Dresner Advisory Services suggests several possible explanations for this trend, starting with the growing power and influence of business users, who tend to "focus on departmental (parochial) problems and … purchase solutions for smaller groups or individuals."
Other causes include fresh uptake of BI tools by new adopters in established markets or by companies in under-served or emerging geographies.
Today, certainly more so than a decade ago, BI practices aren't nearly so difficult to build up or deploy. Dresner says that more than 40 percent of new BI deployments are undertaken by new adopters, some of them in emerging geographies. Such efforts will tend to start small, the researcher notes.
Crowds and Power
Not only do business users have more of a say in BI buying plans, they're increasingly likely to adopt and in some cases deploy BI tools without first soliciting IT's approval. This trend has likewise encouraged ISVs to rethink the ways in which they develop, license, and market their software.

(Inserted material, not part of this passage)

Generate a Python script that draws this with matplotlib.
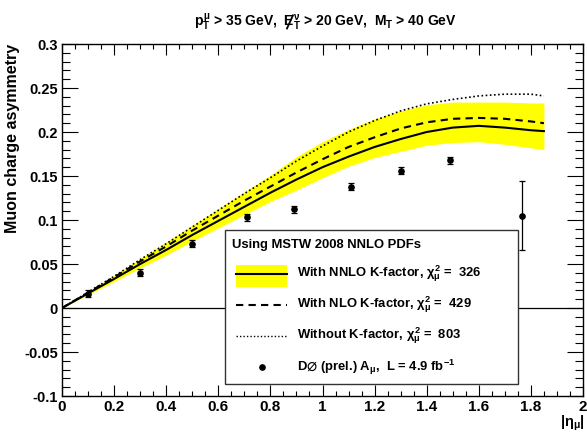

The growing influence of business users in the BI buying stakes is what Dresner calls (per his survey's title) the "Wisdom of the Crowd."
Crowds don't always behave rationally, however. In fact, crowds aren't typically associated with wisdom, though the crowd in and of itself doesn't have to be a bad thing. If Dresner, for example, made his name as a BI visionary, author Elias Canetti made his name -- and won his Nobel Prize -- largely on the strength of a single book, Crowds and Power. Canetti, then, knows crowds.
One of his important insights is that there are different kinds of crowds -- e.g., open crowds, closed crowds, stagnating crowds, and so on. Open crowds, for example, are alert to the possibility of continuous, uninterrupted growth -- i.e., of change. Closed crowds, on the other hand, are willing to trade growth for stability. For most of its existence, IT has been a closed crowd.
If Dresner's conclusions are correct, however, IT needs to become more proactive, more responsive, more solicitous -- in short, IT needs to become an open crowd. If it doesn't, it runs the risk of becoming irrelevant.
"It is the aware and astute organization that will assess changes in the market and plan and execute accordingly," Dresner concludes.